When a federal jury in a retaliation case hands a $1.5 million verdict to a Phoenix police sergeant, the case gets my attention. The April 10, 2019, verdict made headlines in the Arizona Republic, where the lawyer for Sergeant Jeffrey Green extolled the “big and worthwhile victory.”
Green has worked for the Phoenix Police Department since 1994, and he is still working there. He first made his retaliation complaint in 2012, and he kept his job during an investigation by the Equal Employment Opportunity Commission (EEOC), then through all the pretrial discovery (i.e., fact-finding) and motion practice available in federal court, and finally through a six-day trial. The eye-popping verdict and Green’s persistence in pressing his claim while still on the job were both highly unusual circumstances. Intrigued, I dug into the public court file.
Not His First Complaint
Green filed a sexual harassment complaint in 2009 that was settled in 2011. In April 2012, while he was out on leave for stress-related illness, he filed a retaliation charge with the EEOC, alleging that several retaliatory actions were taken against him because of his earlier complaint. After he returned to work, the only female officer on his squad complained to him that another sergeant had grabbed her between the legs while she was off duty. Green assisted her in filing a formal complaint with the city.
A few months later, Green’s supervising lieutenant allegedly told him that “we need to get rid” of the female officer because she made the complaint. Green responded by saying, “Boss, you can’t say that—it’s retaliation.” Green said the lieutenant then suggested pretextual (untrue) reasons that would support the female officer’s firing.
A few weeks later, two colleagues accused the female officer of posting inappropriate messages on their Facebook pages.
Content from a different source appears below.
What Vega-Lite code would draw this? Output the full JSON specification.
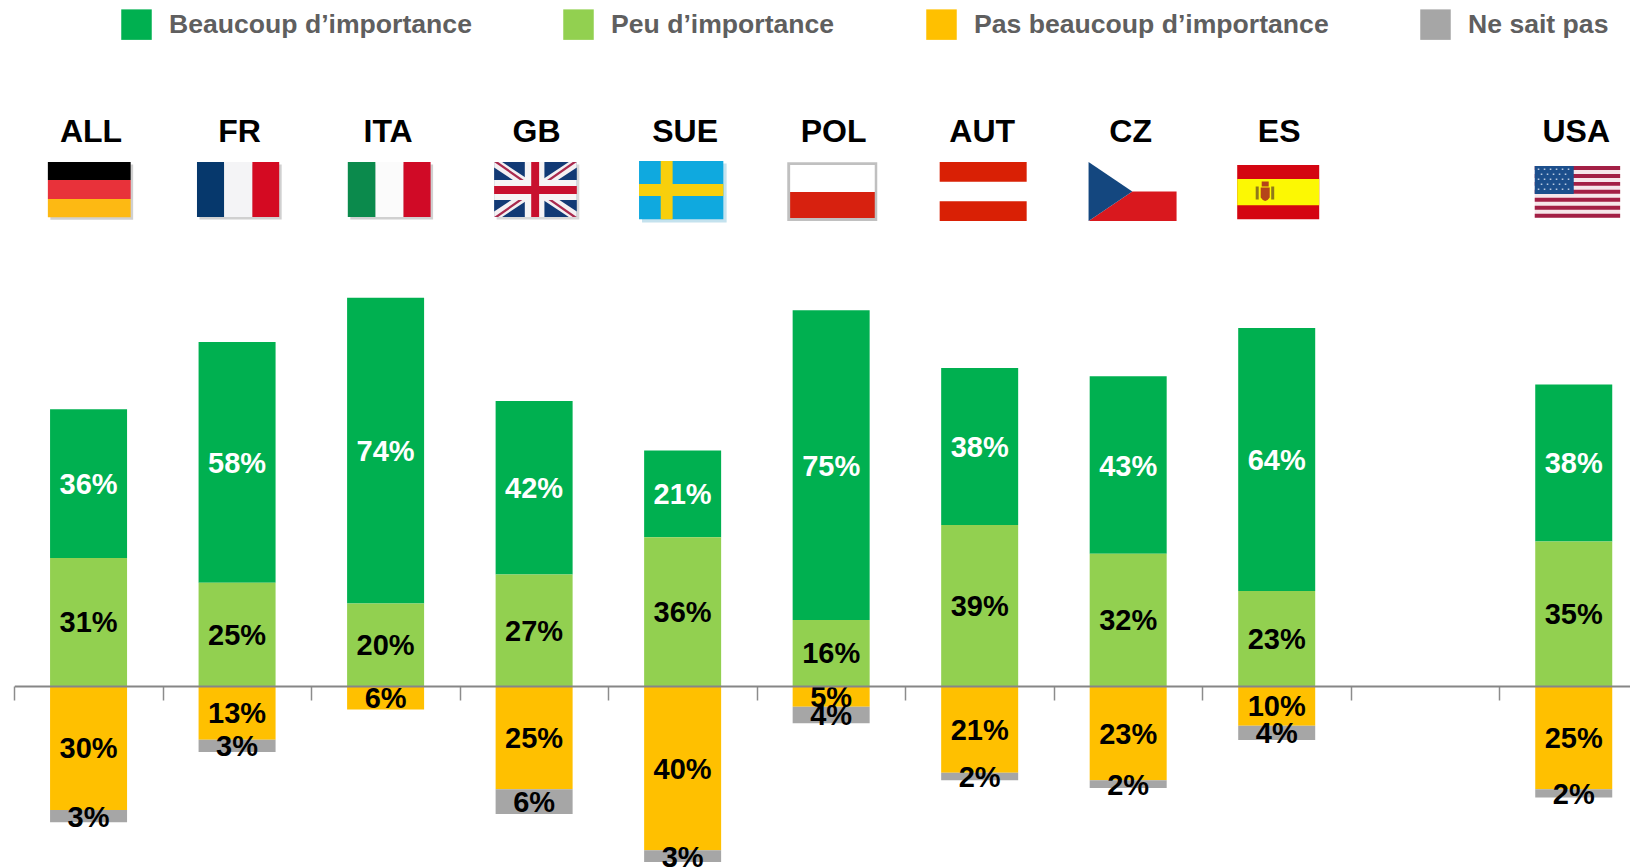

Green investigated and determined their complaints were unfounded. However, his lieutenant allegedly ordered him to discipline the female officer anyway. Green refused and reported the lieutenant to their supervisor.
The lieutenant made his own report against Green, asserting that his erratic, emotional behavior during their meeting about his investigation of the Facebook messages caused the lieutenant to fear for his safety and the safety of other employees. The city immediately put Green on administrative leave and ordered him to undergo a fitness-for-duty (FFD) evaluation. The next day, the lieutenant issued him a poor performance review.
The EEOC found cause to believe retaliation had occurred. The EEOC determination was one of only six exhibits Green used at trial. The city tried hard to defuse the sting of the EEOC’s finding of retaliation throughout the litigation. Ultimately, however, the agency’s determination was a powerful piece of evidence in Green’s favor. EEOC determinations generally are admissible at trial in Arizona and other states within the U.S. 9th Circuit Court of Appeals. That’s why employers must carefully and vigorously defend themselves during EEOC investigations.
Adverse action sweeps broadly. Green wasn’t fired. He wasn’t demoted. His pay wasn’t cut. One of the city’s primary lines of defense was that nothing bad happened to him after he complained. However, the legal standard counts as retaliation anything “reasonably likely to deter” employees from making or assisting others in making discrimination complaints. Thus, Green was able to point the jury to his being put on administrative leave, getting a poor performance review, and being required to undergo FFD evaluations as adverse actions.
Juries understand retaliation. There’s nothing arcane or sophisticated about revenge. Juries understand the human aspect of getting back at someone. That’s what makes retaliation claims so risky for employers. Training supervisors to curb their human instinct to retaliate is one of the most important things you can do to avoid being on the wrong end of a seven-figure jury verdict.
Green’s case is not over—the city has filed motions to set aside the verdict. Regardless of the ultimate outcome, the case highlights important lessons for all employers.